Plotting code records
* begin *

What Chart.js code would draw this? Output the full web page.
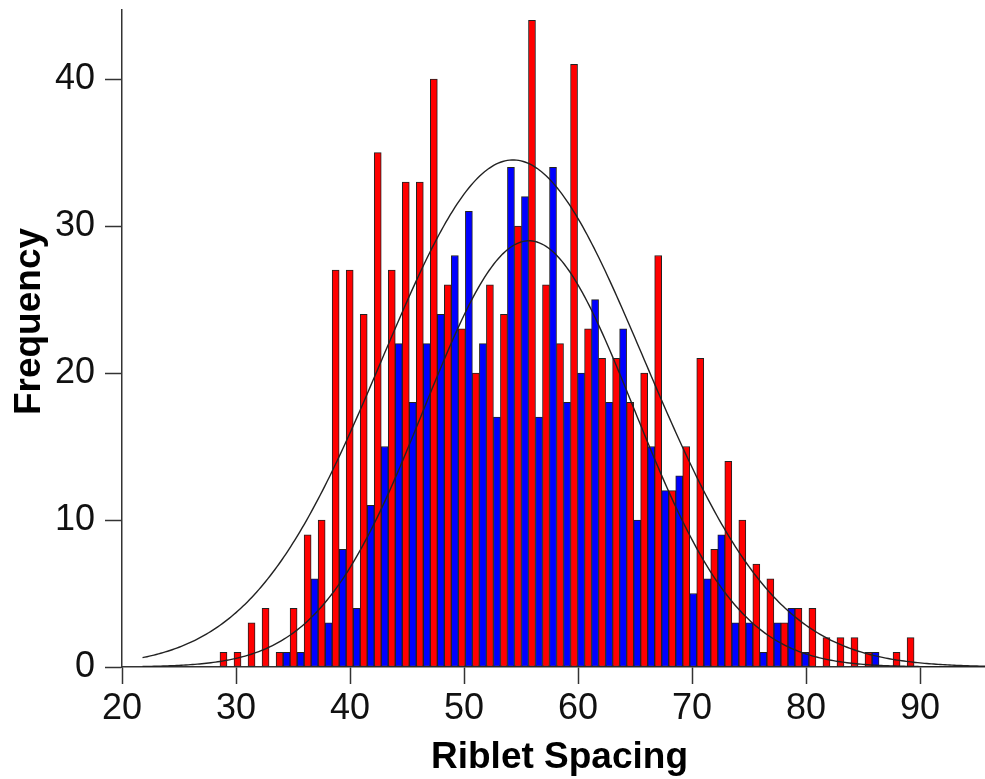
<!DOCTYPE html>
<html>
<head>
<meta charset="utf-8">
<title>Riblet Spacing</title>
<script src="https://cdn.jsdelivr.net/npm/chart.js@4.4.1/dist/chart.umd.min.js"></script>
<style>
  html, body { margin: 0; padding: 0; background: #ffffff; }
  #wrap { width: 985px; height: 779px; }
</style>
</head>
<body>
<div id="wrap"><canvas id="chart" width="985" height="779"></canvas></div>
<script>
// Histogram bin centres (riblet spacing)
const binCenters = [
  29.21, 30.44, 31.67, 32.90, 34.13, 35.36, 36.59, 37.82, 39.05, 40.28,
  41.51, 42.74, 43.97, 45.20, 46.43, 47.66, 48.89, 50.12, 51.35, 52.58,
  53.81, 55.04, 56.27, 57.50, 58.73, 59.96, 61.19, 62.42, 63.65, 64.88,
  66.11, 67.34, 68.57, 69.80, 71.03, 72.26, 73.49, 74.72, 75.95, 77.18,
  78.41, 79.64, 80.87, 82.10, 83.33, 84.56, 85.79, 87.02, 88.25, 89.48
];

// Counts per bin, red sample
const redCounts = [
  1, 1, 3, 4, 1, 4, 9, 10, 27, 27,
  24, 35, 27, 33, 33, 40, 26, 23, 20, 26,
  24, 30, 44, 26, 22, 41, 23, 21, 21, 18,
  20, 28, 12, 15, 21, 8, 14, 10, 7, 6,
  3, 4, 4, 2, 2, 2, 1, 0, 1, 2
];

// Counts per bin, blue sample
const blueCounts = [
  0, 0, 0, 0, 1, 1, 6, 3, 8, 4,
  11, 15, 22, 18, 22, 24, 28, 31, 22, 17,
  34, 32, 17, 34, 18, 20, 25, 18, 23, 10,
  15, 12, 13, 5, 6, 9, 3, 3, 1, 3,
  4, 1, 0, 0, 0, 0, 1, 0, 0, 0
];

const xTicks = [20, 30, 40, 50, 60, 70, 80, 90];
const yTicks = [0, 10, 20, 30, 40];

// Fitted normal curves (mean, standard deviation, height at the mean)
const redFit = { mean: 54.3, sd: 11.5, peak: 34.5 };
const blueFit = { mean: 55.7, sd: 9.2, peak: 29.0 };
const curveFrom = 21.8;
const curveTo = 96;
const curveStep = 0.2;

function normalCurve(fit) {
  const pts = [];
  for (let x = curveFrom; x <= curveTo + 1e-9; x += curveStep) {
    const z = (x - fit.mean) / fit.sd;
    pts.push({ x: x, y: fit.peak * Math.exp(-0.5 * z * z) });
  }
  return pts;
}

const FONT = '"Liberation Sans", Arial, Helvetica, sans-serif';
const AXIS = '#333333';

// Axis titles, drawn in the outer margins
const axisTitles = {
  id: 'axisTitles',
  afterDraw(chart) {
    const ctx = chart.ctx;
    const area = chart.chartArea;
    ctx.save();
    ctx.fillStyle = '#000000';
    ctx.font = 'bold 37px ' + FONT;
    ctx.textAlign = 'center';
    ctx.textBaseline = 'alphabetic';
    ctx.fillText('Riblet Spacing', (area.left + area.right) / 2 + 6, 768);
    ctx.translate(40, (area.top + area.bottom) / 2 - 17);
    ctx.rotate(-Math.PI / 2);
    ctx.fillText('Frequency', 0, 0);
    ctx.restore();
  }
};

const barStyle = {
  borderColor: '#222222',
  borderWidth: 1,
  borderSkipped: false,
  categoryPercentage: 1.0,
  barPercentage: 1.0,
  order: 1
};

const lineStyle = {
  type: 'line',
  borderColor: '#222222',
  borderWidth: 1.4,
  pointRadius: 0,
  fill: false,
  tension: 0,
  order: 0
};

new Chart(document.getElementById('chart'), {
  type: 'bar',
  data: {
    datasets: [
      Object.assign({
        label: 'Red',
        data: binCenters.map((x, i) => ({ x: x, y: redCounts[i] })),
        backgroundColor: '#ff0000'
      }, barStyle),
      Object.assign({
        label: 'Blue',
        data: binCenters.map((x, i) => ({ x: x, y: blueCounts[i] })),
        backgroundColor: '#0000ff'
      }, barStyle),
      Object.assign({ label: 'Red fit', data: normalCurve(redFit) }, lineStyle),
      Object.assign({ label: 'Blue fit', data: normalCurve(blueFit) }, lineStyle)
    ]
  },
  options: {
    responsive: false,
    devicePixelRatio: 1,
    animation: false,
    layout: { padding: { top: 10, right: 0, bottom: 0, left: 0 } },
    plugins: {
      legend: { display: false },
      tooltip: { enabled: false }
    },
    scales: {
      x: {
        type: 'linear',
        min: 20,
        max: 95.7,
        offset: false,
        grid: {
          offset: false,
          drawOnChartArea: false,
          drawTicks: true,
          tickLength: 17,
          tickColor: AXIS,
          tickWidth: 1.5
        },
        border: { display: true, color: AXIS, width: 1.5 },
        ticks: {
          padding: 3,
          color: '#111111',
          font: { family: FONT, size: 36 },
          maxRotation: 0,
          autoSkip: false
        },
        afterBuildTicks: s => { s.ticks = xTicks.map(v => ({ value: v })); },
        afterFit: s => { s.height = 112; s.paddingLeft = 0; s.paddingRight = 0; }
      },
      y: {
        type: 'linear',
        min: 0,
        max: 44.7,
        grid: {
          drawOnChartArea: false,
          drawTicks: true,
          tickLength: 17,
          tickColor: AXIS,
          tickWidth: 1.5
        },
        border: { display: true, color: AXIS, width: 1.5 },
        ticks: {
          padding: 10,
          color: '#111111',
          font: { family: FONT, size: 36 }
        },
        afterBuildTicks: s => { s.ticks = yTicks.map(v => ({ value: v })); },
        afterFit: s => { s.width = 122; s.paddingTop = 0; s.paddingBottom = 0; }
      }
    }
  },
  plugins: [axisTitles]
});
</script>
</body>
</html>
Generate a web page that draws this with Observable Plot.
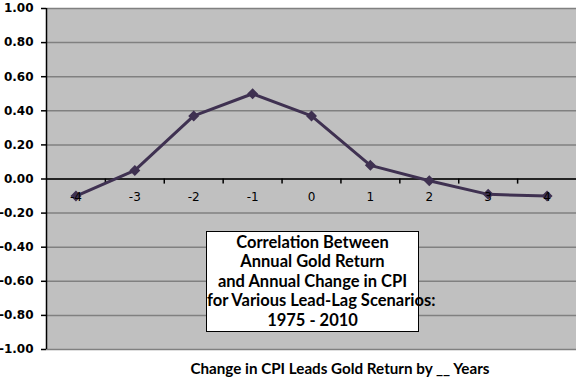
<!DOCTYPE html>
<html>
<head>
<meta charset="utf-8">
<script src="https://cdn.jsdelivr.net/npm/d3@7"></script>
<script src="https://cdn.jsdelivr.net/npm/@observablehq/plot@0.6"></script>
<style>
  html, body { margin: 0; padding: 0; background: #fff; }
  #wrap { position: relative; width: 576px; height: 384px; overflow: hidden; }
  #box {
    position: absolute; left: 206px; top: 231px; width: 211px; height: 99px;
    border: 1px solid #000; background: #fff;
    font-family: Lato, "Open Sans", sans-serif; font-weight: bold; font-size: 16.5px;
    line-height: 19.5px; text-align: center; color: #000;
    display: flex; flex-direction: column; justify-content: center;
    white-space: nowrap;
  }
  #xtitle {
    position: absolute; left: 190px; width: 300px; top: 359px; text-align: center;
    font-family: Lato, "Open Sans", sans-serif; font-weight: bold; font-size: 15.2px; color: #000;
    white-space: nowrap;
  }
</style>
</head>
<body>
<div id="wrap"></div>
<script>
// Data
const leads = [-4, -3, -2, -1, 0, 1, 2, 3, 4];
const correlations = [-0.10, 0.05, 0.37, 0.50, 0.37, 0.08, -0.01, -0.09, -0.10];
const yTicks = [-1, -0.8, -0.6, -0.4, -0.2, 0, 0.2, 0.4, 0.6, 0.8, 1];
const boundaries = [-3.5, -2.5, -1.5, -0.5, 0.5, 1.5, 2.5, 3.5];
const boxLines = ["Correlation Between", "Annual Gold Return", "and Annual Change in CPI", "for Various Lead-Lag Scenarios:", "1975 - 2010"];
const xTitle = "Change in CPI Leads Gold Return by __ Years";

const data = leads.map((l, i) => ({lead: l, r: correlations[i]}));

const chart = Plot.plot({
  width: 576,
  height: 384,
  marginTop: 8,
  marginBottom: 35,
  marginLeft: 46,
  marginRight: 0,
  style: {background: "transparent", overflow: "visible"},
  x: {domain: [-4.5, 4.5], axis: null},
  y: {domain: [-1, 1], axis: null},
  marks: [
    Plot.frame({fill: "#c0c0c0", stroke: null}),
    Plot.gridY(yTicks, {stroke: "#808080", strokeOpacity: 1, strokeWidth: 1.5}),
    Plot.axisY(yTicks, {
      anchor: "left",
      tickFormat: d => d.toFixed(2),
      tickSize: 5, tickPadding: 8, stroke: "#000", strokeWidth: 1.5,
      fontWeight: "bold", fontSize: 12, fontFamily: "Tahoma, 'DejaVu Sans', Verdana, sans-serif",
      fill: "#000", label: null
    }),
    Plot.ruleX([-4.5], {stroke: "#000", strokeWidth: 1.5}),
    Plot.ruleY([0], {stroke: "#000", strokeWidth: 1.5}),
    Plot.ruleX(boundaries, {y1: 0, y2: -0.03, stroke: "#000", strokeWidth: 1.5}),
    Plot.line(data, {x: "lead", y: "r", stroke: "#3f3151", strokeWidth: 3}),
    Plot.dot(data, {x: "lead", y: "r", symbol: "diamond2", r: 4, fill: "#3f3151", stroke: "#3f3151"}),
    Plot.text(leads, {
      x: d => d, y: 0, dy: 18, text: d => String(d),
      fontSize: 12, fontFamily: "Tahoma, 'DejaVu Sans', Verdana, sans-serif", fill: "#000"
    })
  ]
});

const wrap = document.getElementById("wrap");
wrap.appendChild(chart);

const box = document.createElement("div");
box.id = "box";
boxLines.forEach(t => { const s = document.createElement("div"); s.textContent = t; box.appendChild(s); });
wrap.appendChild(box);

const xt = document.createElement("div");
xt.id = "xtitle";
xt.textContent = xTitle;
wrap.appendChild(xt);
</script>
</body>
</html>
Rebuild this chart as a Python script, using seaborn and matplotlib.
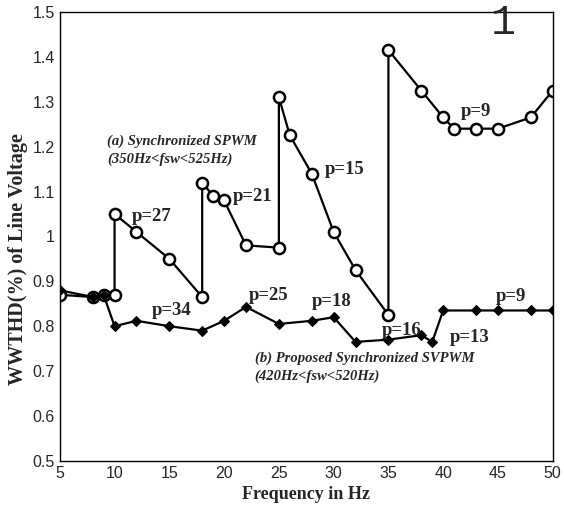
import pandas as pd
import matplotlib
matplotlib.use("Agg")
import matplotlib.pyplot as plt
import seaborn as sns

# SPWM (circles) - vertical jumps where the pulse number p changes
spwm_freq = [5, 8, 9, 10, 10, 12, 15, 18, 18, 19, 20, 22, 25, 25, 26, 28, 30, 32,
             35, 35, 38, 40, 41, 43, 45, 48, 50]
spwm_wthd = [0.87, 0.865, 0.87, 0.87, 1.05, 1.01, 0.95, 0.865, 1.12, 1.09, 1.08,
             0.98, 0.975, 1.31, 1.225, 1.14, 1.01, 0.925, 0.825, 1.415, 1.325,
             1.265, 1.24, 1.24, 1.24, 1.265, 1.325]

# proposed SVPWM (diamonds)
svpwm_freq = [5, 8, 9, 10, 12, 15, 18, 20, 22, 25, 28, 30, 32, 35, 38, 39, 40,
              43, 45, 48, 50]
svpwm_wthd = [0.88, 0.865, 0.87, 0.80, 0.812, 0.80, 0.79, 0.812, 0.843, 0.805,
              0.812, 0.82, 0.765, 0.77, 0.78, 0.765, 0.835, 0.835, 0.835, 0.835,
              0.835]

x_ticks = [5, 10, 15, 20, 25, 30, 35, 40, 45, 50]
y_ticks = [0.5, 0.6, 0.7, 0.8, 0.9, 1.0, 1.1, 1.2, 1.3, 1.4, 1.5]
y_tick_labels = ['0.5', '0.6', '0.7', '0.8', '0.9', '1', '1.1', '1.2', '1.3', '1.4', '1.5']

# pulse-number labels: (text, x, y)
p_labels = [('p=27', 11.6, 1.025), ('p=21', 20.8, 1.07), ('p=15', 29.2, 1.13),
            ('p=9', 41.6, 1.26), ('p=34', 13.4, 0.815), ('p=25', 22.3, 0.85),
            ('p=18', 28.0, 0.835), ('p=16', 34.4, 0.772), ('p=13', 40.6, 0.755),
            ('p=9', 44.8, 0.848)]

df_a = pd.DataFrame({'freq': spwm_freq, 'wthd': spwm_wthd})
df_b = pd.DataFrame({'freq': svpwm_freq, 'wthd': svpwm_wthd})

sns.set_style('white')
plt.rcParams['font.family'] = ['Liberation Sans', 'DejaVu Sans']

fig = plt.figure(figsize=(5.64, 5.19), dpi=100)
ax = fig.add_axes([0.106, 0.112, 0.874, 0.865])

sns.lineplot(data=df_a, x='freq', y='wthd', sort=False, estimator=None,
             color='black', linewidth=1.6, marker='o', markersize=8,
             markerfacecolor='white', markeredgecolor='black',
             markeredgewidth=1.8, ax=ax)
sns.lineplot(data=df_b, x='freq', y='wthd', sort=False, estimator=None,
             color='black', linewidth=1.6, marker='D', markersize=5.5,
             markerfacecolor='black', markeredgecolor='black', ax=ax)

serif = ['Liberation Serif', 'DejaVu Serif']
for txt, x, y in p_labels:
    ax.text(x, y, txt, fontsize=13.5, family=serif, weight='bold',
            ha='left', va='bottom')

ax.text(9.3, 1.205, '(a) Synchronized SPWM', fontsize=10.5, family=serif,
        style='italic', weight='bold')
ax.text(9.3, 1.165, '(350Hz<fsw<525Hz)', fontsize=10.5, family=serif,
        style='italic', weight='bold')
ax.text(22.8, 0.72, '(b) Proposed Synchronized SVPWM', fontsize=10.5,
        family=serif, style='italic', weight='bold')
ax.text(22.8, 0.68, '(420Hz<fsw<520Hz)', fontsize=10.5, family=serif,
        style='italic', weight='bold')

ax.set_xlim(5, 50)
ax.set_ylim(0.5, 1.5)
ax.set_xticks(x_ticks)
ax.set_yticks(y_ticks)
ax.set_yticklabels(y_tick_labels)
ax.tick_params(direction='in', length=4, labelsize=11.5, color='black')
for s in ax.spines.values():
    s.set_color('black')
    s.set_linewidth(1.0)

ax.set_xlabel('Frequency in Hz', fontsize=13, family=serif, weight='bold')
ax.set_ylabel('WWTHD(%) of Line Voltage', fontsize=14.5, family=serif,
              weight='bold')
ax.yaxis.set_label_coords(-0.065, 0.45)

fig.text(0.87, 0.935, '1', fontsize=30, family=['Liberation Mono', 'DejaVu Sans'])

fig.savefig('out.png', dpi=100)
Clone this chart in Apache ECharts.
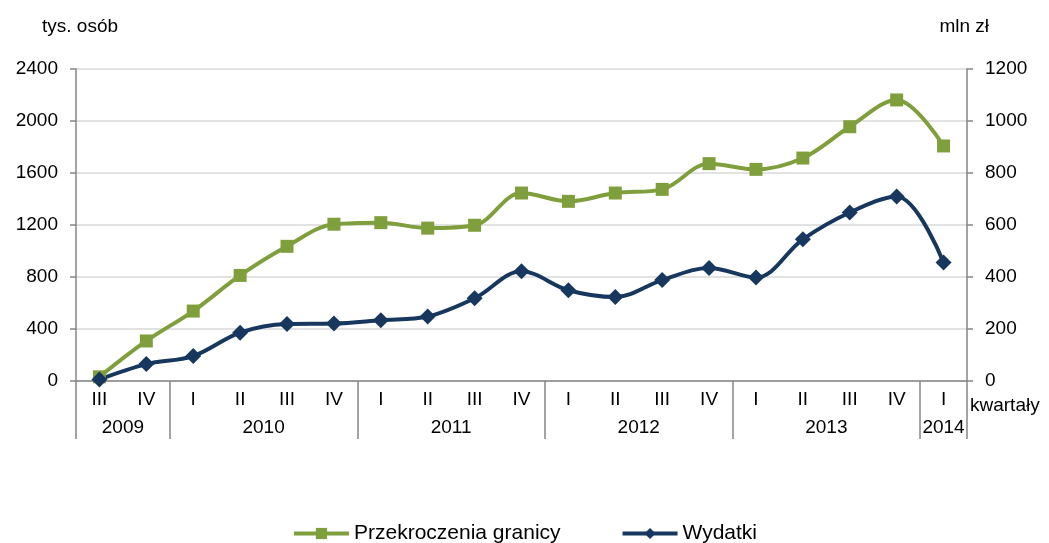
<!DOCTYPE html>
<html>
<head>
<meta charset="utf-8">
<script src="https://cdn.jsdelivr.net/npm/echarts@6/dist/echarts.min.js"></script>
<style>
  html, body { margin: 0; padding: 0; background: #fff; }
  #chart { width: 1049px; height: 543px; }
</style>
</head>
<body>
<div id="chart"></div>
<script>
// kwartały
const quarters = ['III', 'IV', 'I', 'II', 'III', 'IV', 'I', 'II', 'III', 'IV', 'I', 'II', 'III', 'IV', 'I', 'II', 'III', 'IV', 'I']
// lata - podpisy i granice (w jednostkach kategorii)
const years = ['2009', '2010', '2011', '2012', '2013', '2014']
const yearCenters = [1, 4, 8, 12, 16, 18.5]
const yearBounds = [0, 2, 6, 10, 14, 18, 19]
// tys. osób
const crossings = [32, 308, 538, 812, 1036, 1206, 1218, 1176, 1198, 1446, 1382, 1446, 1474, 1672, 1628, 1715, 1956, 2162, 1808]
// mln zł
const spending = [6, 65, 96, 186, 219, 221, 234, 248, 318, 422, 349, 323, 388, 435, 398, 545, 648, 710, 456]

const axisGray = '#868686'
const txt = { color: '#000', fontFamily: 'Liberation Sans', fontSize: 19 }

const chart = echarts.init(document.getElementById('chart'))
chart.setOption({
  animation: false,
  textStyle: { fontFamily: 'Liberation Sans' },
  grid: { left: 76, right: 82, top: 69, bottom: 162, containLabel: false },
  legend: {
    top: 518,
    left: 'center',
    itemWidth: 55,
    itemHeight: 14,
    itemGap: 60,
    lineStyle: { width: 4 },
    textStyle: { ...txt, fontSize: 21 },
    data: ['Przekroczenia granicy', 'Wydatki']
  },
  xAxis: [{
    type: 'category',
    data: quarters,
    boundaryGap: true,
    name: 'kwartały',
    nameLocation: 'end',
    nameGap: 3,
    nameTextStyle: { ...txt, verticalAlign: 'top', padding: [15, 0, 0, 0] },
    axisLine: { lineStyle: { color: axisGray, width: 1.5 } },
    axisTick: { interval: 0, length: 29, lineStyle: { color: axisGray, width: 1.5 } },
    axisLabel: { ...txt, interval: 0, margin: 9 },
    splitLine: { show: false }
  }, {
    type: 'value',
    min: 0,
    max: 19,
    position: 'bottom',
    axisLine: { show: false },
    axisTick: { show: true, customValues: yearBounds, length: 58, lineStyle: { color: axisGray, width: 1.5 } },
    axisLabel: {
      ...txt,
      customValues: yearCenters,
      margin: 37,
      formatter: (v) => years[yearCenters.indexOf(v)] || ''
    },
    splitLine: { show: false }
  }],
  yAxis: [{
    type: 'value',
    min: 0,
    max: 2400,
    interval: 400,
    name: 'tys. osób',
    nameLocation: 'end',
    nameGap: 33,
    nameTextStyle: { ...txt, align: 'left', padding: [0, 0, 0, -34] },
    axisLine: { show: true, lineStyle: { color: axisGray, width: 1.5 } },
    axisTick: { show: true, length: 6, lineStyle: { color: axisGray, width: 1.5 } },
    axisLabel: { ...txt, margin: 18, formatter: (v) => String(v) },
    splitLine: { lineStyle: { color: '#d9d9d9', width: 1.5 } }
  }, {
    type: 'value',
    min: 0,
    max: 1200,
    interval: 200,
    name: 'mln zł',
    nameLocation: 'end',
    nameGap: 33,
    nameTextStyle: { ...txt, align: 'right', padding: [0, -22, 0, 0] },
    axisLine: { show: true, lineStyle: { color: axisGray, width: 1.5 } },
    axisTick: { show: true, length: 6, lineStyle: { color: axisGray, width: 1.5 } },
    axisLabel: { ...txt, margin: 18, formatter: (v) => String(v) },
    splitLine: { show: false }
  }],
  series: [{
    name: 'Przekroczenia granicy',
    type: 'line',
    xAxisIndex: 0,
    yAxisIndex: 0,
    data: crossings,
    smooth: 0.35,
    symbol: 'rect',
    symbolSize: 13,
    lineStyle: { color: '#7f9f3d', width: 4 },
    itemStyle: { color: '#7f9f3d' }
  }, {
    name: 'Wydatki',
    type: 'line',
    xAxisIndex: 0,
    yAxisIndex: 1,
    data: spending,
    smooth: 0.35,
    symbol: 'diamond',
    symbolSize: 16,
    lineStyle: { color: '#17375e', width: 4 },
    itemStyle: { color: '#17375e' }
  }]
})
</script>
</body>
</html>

* end *

**WHAT TO WORK ON**
From the line containing "Generate a web" to the line containing "const data = leads.map((l, i)", both lines included, give the text again exactly, without any pictures.

**OUTPUT OF THE TASK**
Generate a web page that draws this with Observable Plot.
<!DOCTYPE html>
<html>
<head>
<meta charset="utf-8">
<script src="https://cdn.jsdelivr.net/npm/d3@7"></script>
<script src="https://cdn.jsdelivr.net/npm/@observablehq/plot@0.6"></script>
<style>
  html, body { margin: 0; padding: 0; background: #fff; }
  #wrap { position: relative; width: 576px; height: 384px; overflow: hidden; }
  #box {
    position: absolute; left: 206px; top: 231px; width: 211px; height: 99px;
    border: 1px solid #000; background: #fff;
    font-family: Lato, "Open Sans", sans-serif; font-weight: bold; font-size: 16.5px;
    line-height: 19.5px; text-align: center; color: #000;
    display: flex; flex-direction: column; justify-content: center;
    white-space: nowrap;
  }
  #xtitle {
    position: absolute; left: 190px; width: 300px; top: 359px; text-align: center;
    font-family: Lato, "Open Sans", sans-serif; font-weight: bold; font-size: 15.2px; color: #000;
    white-space: nowrap;
  }
</style>
</head>
<body>
<div id="wrap"></div>
<script>
// Data
const leads = [-4, -3, -2, -1, 0, 1, 2, 3, 4];
const correlations = [-0.10, 0.05, 0.37, 0.50, 0.37, 0.08, -0.01, -0.09, -0.10];
const yTicks = [-1, -0.8, -0.6, -0.4, -0.2, 0, 0.2, 0.4, 0.6, 0.8, 1];
const boundaries = [-3.5, -2.5, -1.5, -0.5, 0.5, 1.5, 2.5, 3.5];
const boxLines = ["Correlation Between", "Annual Gold Return", "and Annual Change in CPI", "for Various Lead-Lag Scenarios:", "1975 - 2010"];
const xTitle = "Change in CPI Leads Gold Return by __ Years";

const data = leads.map((l, i) => ({lead: l, r: correlations[i]}));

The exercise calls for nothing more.